Any suggestions as to frame comparison between 585 Ultra and 595 Origin. Which would be stiffer for my 190ish #. Pretty strong (getting stronger) not fat, pretty lean; I`m 5`10. Other than price difference and seat mast, what would you suggest. Could they be considered equal in stiffness where it counts?
Trying to cover my bases before I plop down my well earned dough.
Thanks in advance.


----------



## nrspeed (Jan 28, 2005)

Having owned both I would say the 595 origin is my favorite of those two in ride quality. The 585 ultra with a Look Ergo post is very close and considerably less expensive. I am 5'9" and dropping from 185lbs. The front end on the 595 is stiffer for sprinting or out of the saddle climbing but I think it rides more comfortably than the 585 ultra. The E-post is tunable for stiffness/comfort as well and that helps.


----------



## elcuevo (Dec 13, 2007)

Thanks for the input nrspeed, very helpful. Had no clue deciding would be this difficult. Tell me do you still have both or did you give up the 585
for the 595? Any ISP issues?


----------



## AZ Cruiser (Apr 20, 2006)

Why not a 595 Ultra? I just bought a 595 Ultra 21/2 weeks ago. I'm about 6'2" and 170 lbs and ride an XL. My Ultra is amazing! It accelerates like no other bike. It is very efficient with absolutley no flex. The front end/lateral stiffness is awesome. Even though it is very stiff, it is still a smooth ride. The fork, the HCS6 is the best fork on the market.
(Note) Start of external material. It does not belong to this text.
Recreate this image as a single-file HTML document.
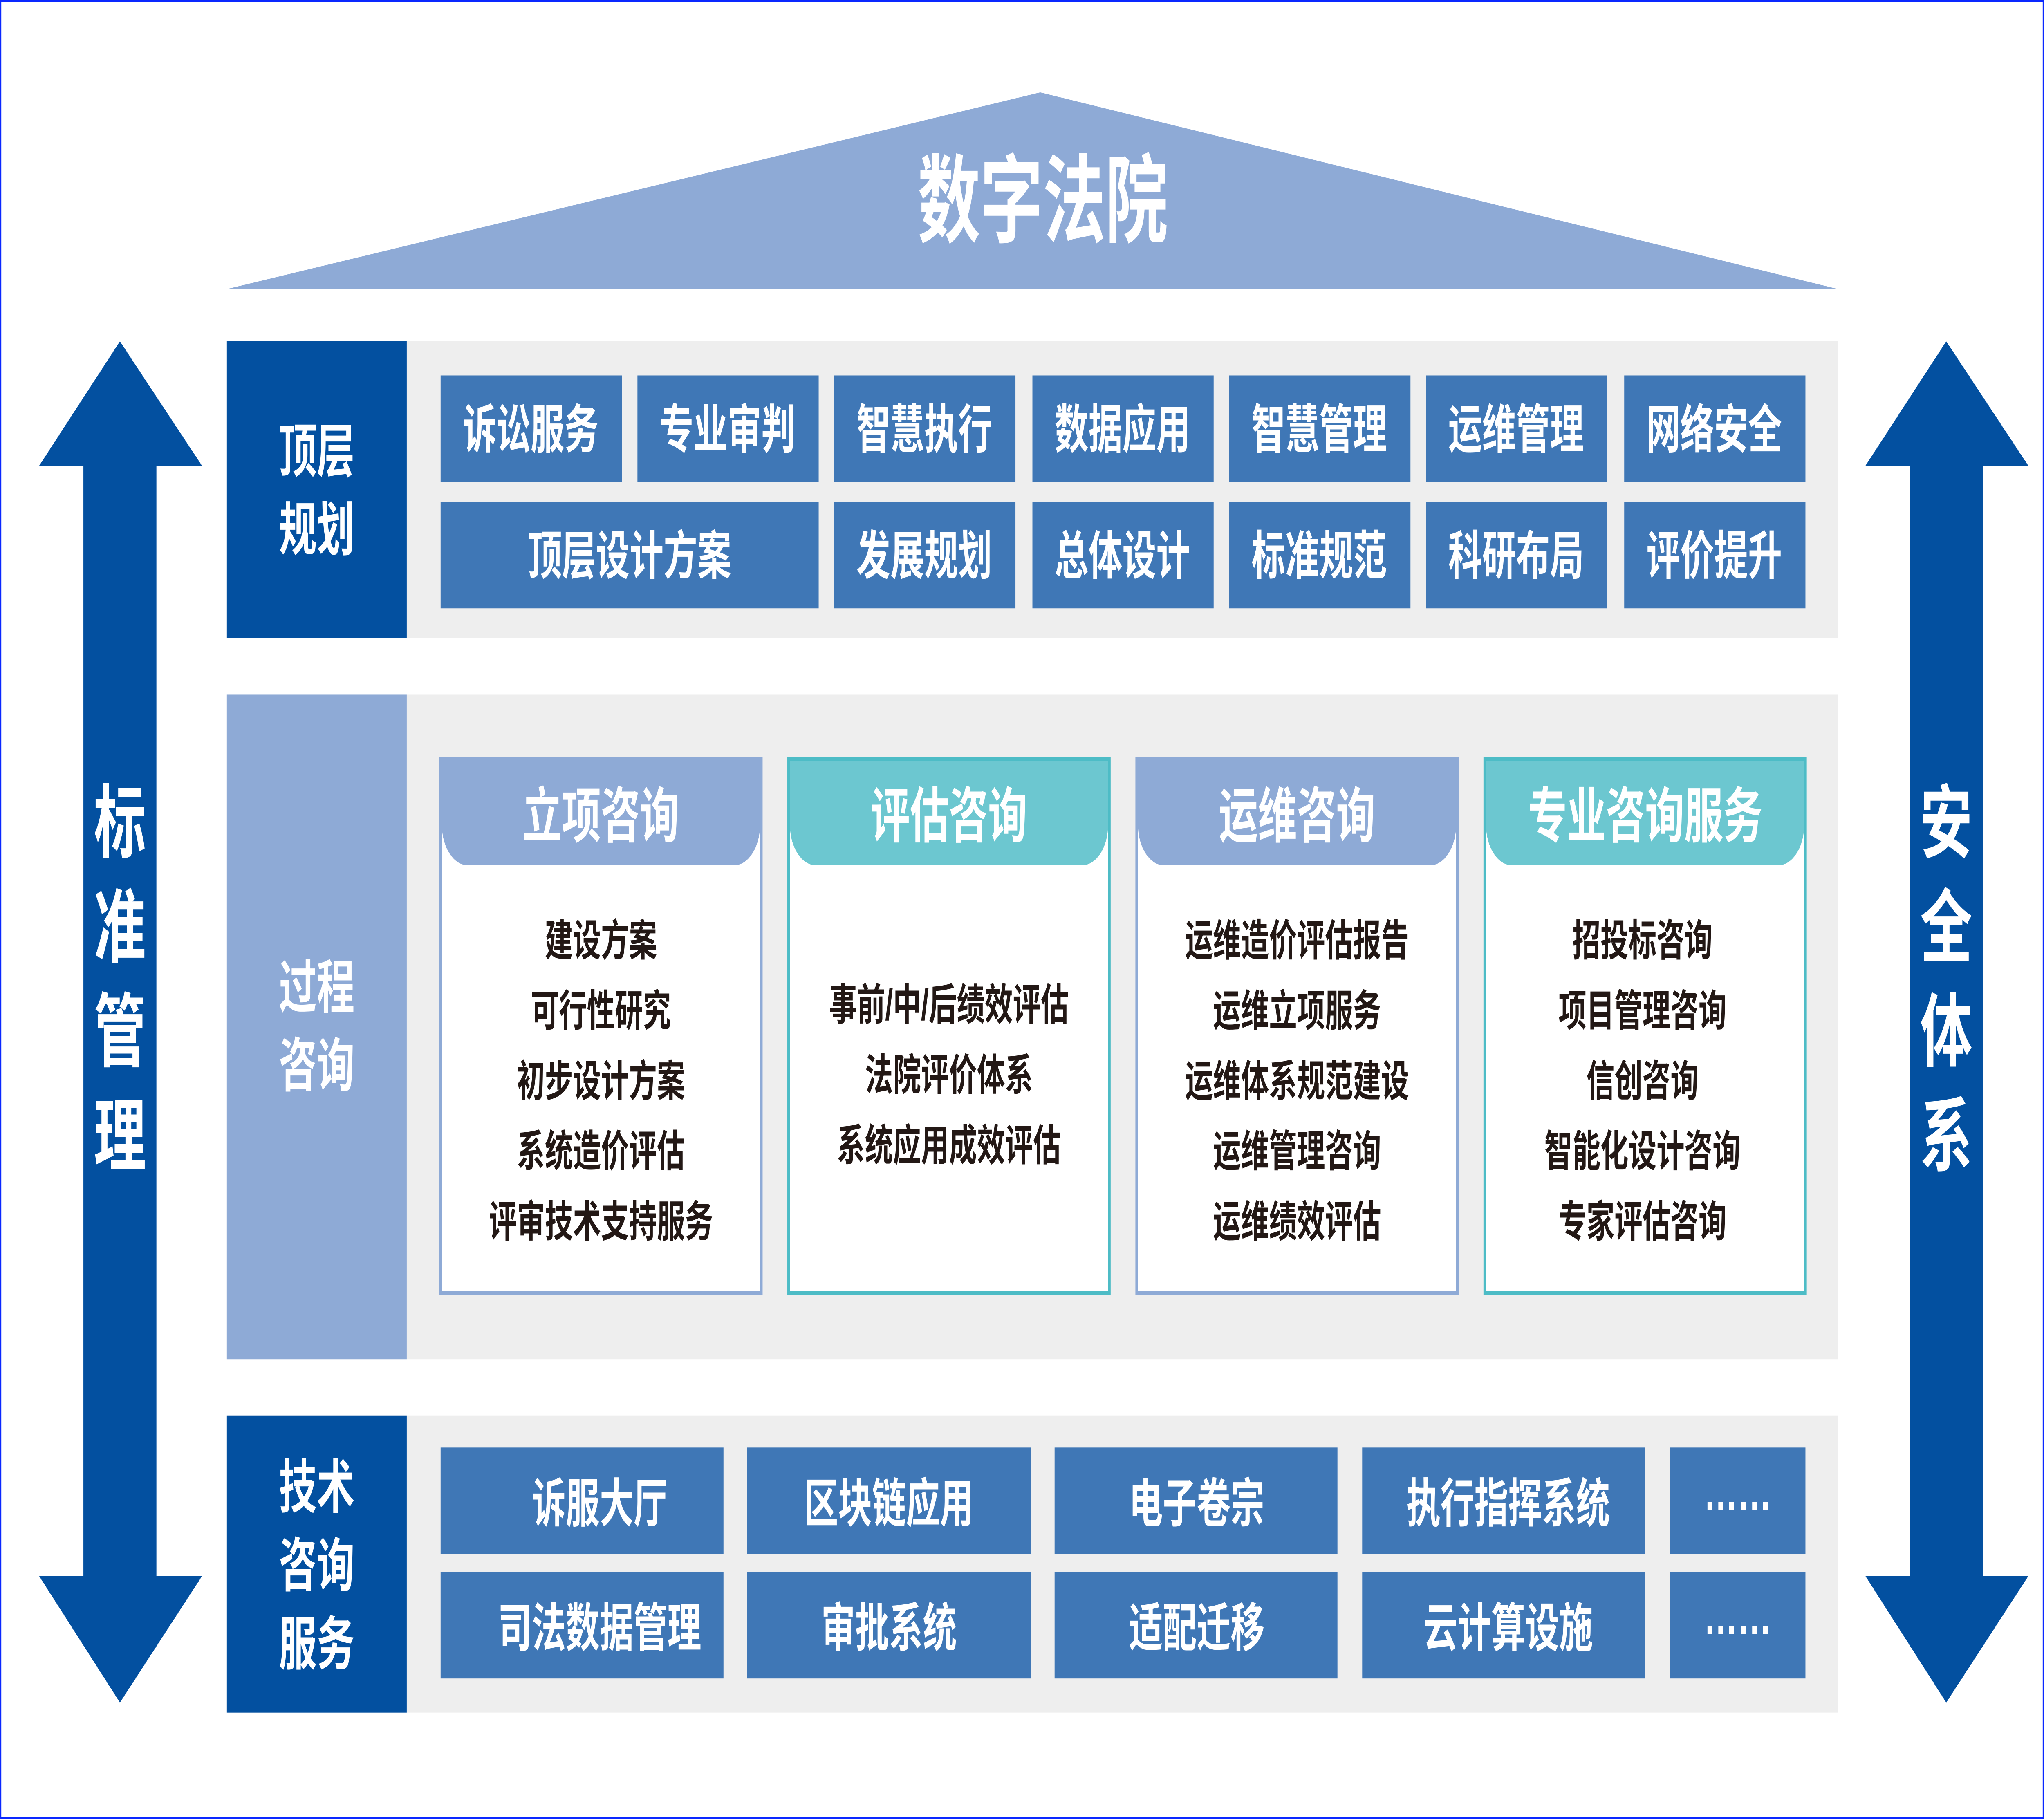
<!DOCTYPE html>
<html><head><meta charset="utf-8"><style>
html,body{margin:0;padding:0;background:#fff;width:100%;height:100%;overflow:hidden;}
svg{display:block;position:fixed;left:0;top:0;width:100vw;height:100vh;}
text{font-family:"Liberation Sans","Noto Sans CJK SC",sans-serif;font-weight:bold;text-anchor:middle;}
.w{fill:#fff;}
.k{fill:#231815;font-size:21.5px;}
.bt{font-size:26px;fill:#fff;}
</style></head><body>
<svg viewBox="0 0 1568 906" preserveAspectRatio="none">
<rect x="0.5" y="0.5" width="1567" height="905" fill="#fff" stroke="#0a28ff" stroke-width="1"/>
<polygon points="174,144 798,46 1410,144" fill="#8eaad6"/>
<text class="w" x="800" y="117" font-size="48">数字法院</text>
<polygon points="92,170 155,232 120,232 120,785 155,785 92,848 30,785 64,785 64,232 30,232" fill="#0350a0"/>
<polygon points="1493,170 1556,232 1521,232 1521,785 1556,785 1493,848 1431,785 1465,785 1465,232 1431,232" fill="#0350a0"/>
<g class="w" font-size="40">
<text x="92" y="424">标</text><text x="92" y="476">准</text><text x="92" y="528">管</text><text x="92" y="580">理</text>
<text x="1493" y="424">安</text><text x="1493" y="476">全</text><text x="1493" y="528">体</text><text x="1493" y="580">系</text>
</g>

<rect x="174" y="170" width="1236" height="148" fill="#eeeeee"/>
<rect x="174" y="170" width="138" height="148" fill="#0350a0"/>
<text class="w" x="243" y="235" font-size="29">顶层</text>
<text class="w" x="243" y="274" font-size="29">规划</text>
<g fill="#3f77b6">
<rect x="338" y="187" width="139" height="53"/><rect x="489" y="187" width="139" height="53"/><rect x="640" y="187" width="139" height="53"/><rect x="792" y="187" width="139" height="53"/><rect x="943" y="187" width="139" height="53"/><rect x="1094" y="187" width="139" height="53"/><rect x="1246" y="187" width="139" height="53"/>
<rect x="338" y="250" width="290" height="53"/><rect x="640" y="250" width="139" height="53"/><rect x="792" y="250" width="139" height="53"/><rect x="943" y="250" width="139" height="53"/><rect x="1094" y="250" width="139" height="53"/><rect x="1246" y="250" width="139" height="53"/>
</g>
<g class="bt">
<text x="407" y="223">诉讼服务</text><text x="558" y="223">专业审判</text><text x="709" y="223">智慧执行</text><text x="861" y="223">数据应用</text><text x="1012" y="223">智慧管理</text><text x="1163" y="223">运维管理</text><text x="1315" y="223">网络安全</text>
<text x="483" y="286">顶层设计方案</text><text x="709" y="286">发展规划</text><text x="861" y="286">总体设计</text><text x="1012" y="286">标准规范</text><text x="1163" y="286">科研布局</text><text x="1315" y="286">评价提升</text>
</g>

<rect x="174" y="346" width="1236" height="331" fill="#eeeeee"/>
<rect x="174" y="346" width="138" height="331" fill="#8eaad6"/>
<text class="w" x="243" y="502" font-size="29">过程</text>
<text class="w" x="243" y="541" font-size="29">咨询</text>

<g>
<rect x="338" y="378" width="246" height="266" fill="#fff" stroke="#8eaad6" stroke-width="2"/>
<path d="M339,379 H583 V411 a20,20 0 0 1 -20,20 H359 a20,20 0 0 1 -20,-20 Z" fill="#8eaad6"/>
<text class="w" x="461" y="417" font-size="30">立项咨询</text>
<g class="k"><text x="461" y="476">建设方案</text><text x="461" y="511">可行性研究</text><text x="461" y="546">初步设计方案</text><text x="461" y="581">系统造价评估</text><text x="461" y="616">评审技术支持服务</text></g>

<rect x="605" y="378" width="246" height="266" fill="#fff" stroke="#4dbcc6" stroke-width="2"/>
<path d="M606,379 H850 V411 a20,20 0 0 1 -20,20 H626 a20,20 0 0 1 -20,-20 Z" fill="#6cc7d0"/>
<text class="w" x="728" y="417" font-size="30">评估咨询</text>
<g class="k"><text x="728" y="508">事前/中/后绩效评估</text><text x="728" y="543">法院评价体系</text><text x="728" y="578">系统应用成效评估</text></g>

<rect x="872" y="378" width="246" height="266" fill="#fff" stroke="#8eaad6" stroke-width="2"/>
<path d="M873,379 H1117 V411 a20,20 0 0 1 -20,20 H893 a20,20 0 0 1 -20,-20 Z" fill="#8eaad6"/>
<text class="w" x="995" y="417" font-size="30">运维咨询</text>
<g class="k"><text x="995" y="476">运维造价评估报告</text><text x="995" y="511">运维立项服务</text><text x="995" y="546">运维体系规范建设</text><text x="995" y="581">运维管理咨询</text><text x="995" y="616">运维绩效评估</text></g>

<rect x="1139" y="378" width="246" height="266" fill="#fff" stroke="#4dbcc6" stroke-width="2"/>
<path d="M1140,379 H1384 V411 a20,20 0 0 1 -20,20 H1160 a20,20 0 0 1 -20,-20 Z" fill="#6cc7d0"/>
<text class="w" x="1262" y="417" font-size="30">专业咨询服务</text>
<g class="k"><text x="1260" y="476">招投标咨询</text><text x="1260" y="511">项目管理咨询</text><text x="1260" y="546">信创咨询</text><text x="1260" y="581">智能化设计咨询</text><text x="1260" y="616">专家评估咨询</text></g>
</g>

<rect x="174" y="705" width="1236" height="148" fill="#eeeeee"/>
<rect x="174" y="705" width="138" height="148" fill="#0350a0"/>
<text class="w" x="243" y="751" font-size="29">技术</text>
<text class="w" x="243" y="790" font-size="29">咨询</text>
<text class="w" x="243" y="829" font-size="29">服务</text>
<g fill="#3f77b6">
<rect x="338" y="721" width="217" height="53"/><rect x="573" y="721" width="218" height="53"/><rect x="809" y="721" width="217" height="53"/><rect x="1045" y="721" width="217" height="53"/><rect x="1281" y="721" width="104" height="53"/>
<rect x="338" y="783" width="217" height="53"/><rect x="573" y="783" width="218" height="53"/><rect x="809" y="783" width="217" height="53"/><rect x="1045" y="783" width="217" height="53"/><rect x="1281" y="783" width="104" height="53"/>
</g>
<g class="bt">
<text x="460" y="758">诉服大厅</text><text x="682" y="758">区块链应用</text><text x="918" y="758">电子卷宗</text><text x="1157" y="758">执行指挥系统</text><text x="1333" y="752">……</text>
<text x="460" y="820">司法数据管理</text><text x="682" y="820">审批系统</text><text x="918" y="820">适配迁移</text><text x="1157" y="820">云计算设施</text><text x="1333" y="814">……</text>
</g>
</svg>
</body></html>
I seriously think it is the perfect bike. I haven't ridden a 595 Origin yet. My twin brother just got a 595 Origin and he says it rides a lot smoother than the Ultra. Whatever the case, get a 595 - you can't go wrong.


----------



## elcuevo (Dec 13, 2007)

Agreed AZ, I have thought of the Ultra 595 also. I know that is even more stiff, I was just curious between the 585 Ultra (because its less $ for frame and no ISP) and 595 Origin (because I can get a full bike deal at $4995; DuraAce, Ksyrium ES etc.) hard to pass up. 
I thought they might be similar stiffness for heavier rider and was`nt sure about ISP. I also have`nt read any complaints on either 595 model.
I do like the ease of a regular seatpost, but ISP does look badass.
Thanks for the input; its looking like 595.


----------